**What needs to be done:** Assemble all lines in which the string "this" appears.

[Charts and diagrams as code]
--- Begin ---

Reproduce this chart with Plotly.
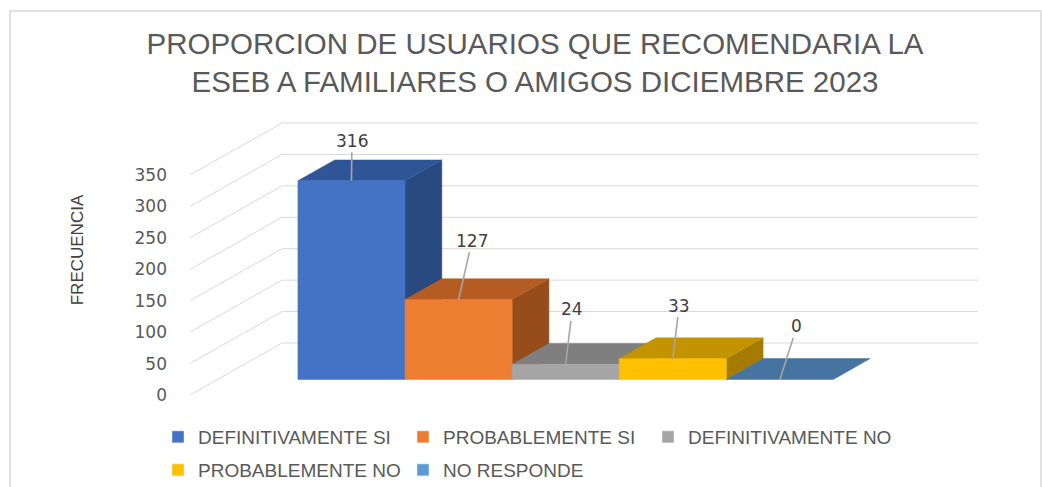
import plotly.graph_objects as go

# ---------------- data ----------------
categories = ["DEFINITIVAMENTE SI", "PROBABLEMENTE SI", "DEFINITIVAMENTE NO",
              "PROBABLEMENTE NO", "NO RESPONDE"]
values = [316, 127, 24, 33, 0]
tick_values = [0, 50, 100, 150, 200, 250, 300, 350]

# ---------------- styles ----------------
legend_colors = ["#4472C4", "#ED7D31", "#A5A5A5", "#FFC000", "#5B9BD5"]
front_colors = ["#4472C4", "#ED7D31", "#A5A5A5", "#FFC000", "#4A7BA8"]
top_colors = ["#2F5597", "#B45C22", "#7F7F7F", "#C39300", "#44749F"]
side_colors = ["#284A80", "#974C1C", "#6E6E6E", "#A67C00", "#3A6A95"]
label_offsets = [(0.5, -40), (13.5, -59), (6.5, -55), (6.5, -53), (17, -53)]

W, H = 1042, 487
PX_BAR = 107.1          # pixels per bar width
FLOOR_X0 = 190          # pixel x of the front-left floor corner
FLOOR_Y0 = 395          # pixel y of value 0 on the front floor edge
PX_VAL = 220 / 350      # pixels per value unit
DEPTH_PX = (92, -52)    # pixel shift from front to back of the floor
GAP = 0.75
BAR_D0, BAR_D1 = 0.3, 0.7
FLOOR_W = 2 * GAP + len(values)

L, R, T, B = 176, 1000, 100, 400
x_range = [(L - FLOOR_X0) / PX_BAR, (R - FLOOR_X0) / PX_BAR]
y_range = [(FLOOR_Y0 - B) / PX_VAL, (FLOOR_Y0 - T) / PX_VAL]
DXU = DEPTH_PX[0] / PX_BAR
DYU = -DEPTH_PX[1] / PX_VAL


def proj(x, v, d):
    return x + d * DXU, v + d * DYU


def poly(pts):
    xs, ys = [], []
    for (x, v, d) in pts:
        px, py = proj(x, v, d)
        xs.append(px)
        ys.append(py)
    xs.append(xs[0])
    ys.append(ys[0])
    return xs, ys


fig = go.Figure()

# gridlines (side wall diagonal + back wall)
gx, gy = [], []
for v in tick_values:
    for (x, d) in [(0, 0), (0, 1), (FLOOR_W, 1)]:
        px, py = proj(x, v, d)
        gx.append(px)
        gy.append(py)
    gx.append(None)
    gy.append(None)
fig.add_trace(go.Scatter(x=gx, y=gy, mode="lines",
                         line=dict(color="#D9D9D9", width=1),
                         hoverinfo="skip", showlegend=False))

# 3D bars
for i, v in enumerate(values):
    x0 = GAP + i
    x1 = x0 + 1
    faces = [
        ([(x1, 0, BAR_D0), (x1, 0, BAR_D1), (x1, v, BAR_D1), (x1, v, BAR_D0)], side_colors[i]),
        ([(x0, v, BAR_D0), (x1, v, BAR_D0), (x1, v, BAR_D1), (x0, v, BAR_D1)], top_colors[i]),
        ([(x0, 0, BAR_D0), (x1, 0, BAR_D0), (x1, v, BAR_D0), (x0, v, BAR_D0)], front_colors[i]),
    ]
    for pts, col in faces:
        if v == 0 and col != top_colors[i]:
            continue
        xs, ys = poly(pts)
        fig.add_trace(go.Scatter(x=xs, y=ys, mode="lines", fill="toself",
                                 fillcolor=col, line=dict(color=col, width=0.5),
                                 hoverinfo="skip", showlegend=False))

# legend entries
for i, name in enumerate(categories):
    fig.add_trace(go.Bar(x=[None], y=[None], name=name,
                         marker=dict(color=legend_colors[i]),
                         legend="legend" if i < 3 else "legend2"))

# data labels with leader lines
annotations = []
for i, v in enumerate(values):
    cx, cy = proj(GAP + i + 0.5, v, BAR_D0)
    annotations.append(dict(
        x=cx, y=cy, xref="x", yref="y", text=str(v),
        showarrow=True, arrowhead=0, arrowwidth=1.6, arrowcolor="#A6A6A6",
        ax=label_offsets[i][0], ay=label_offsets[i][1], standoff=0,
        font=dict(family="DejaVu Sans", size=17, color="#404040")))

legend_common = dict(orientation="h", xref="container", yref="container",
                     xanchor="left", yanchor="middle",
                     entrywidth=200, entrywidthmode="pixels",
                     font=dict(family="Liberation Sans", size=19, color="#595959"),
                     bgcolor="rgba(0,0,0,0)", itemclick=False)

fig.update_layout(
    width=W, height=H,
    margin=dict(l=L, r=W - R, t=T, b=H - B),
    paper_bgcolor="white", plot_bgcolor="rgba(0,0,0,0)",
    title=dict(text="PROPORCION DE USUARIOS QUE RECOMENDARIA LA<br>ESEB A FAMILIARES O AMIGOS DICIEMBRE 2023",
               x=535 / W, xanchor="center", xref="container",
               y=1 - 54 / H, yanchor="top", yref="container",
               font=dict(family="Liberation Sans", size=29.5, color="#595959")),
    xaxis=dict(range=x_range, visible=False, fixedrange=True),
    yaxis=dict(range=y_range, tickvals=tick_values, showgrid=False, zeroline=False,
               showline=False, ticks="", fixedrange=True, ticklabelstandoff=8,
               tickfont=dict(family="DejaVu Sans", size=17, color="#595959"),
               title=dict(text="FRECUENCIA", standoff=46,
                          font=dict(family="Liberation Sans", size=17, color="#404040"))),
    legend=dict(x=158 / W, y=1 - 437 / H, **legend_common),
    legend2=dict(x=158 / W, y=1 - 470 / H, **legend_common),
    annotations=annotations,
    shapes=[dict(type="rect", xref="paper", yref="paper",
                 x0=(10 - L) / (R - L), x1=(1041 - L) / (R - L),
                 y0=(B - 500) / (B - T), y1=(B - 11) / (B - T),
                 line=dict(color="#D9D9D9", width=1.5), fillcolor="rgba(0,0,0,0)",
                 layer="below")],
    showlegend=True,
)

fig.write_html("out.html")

--- End ---
--- Begin ---

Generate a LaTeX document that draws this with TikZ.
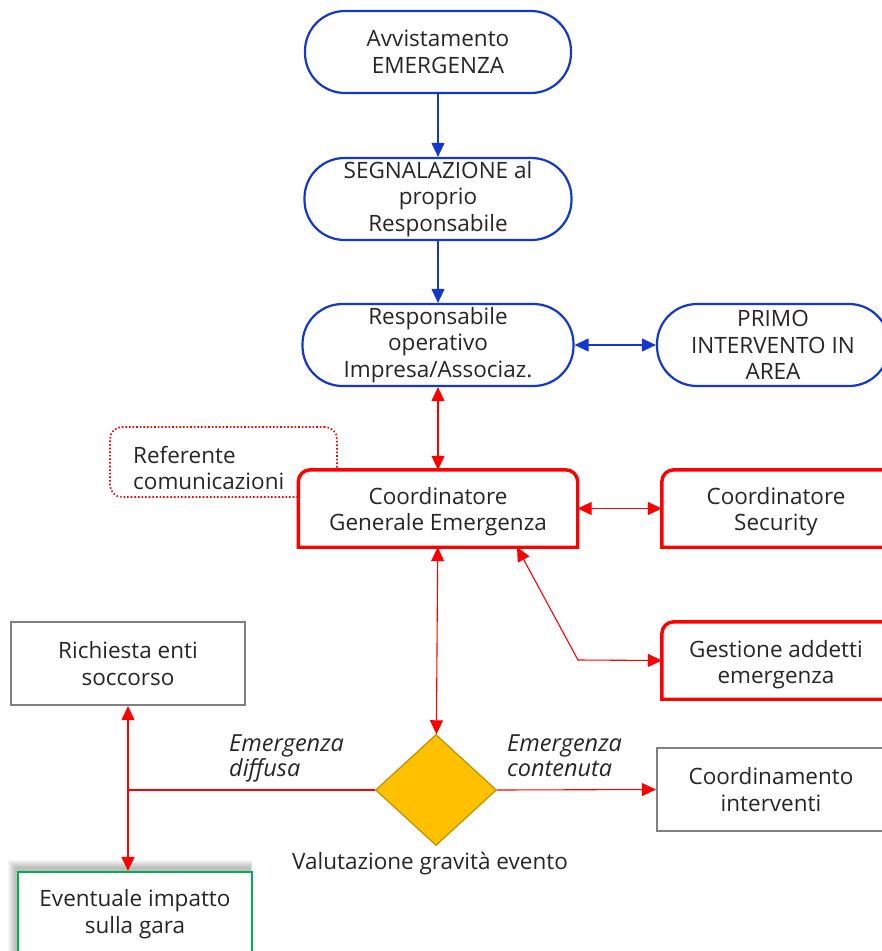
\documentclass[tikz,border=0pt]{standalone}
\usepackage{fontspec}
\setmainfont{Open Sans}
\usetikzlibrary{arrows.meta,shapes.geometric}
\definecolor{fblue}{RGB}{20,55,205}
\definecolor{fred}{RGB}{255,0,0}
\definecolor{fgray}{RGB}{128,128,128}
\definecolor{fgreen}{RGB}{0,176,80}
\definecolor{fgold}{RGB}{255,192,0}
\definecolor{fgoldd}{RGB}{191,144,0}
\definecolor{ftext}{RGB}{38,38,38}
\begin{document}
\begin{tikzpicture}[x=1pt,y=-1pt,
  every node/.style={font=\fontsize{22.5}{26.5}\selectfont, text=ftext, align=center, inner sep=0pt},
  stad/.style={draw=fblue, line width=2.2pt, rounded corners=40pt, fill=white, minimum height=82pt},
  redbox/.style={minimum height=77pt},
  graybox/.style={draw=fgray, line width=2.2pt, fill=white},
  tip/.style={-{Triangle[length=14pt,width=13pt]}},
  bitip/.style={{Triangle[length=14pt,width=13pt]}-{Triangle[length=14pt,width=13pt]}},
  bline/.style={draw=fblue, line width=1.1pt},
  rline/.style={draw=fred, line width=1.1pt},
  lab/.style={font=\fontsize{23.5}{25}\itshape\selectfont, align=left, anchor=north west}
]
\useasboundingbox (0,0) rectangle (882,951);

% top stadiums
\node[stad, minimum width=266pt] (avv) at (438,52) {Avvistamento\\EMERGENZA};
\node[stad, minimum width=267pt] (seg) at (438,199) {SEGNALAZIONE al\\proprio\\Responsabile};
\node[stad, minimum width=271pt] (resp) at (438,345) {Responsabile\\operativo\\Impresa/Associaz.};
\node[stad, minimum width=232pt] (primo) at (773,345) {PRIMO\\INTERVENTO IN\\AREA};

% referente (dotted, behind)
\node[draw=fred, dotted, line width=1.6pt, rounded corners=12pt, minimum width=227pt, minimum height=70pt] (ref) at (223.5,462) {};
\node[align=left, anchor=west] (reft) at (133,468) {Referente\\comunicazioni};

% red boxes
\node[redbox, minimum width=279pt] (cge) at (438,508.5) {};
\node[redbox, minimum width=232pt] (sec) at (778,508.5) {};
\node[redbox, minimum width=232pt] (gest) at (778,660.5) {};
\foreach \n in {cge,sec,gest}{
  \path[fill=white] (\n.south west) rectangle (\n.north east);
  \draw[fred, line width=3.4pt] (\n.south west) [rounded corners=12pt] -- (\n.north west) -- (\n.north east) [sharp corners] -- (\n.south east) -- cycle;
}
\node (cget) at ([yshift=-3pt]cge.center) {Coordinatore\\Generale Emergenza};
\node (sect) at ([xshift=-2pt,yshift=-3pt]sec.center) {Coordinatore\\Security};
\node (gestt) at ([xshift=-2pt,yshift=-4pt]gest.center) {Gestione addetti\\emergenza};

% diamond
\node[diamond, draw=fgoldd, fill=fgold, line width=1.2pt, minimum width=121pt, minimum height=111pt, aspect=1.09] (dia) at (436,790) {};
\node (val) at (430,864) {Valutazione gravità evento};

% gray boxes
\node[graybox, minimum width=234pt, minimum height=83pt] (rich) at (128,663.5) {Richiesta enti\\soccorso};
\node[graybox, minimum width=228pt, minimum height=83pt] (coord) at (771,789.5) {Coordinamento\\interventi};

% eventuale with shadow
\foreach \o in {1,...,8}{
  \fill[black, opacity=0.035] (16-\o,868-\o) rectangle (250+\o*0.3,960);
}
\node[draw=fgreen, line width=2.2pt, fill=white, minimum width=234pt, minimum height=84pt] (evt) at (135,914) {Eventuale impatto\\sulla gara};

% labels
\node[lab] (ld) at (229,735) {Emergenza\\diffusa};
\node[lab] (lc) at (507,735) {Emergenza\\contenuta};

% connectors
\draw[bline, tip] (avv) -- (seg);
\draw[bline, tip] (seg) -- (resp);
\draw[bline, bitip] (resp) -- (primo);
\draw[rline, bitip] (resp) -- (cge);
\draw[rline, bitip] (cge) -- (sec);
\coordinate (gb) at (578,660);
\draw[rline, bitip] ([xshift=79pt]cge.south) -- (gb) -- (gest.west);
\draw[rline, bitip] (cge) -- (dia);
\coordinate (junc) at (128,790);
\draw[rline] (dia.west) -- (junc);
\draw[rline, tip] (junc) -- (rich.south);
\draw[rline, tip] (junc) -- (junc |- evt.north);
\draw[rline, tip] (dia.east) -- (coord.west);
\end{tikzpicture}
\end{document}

--- End ---

**Expected output:**
Reproduce this chart with Plotly.
Generate a LaTeX document that draws this with TikZ.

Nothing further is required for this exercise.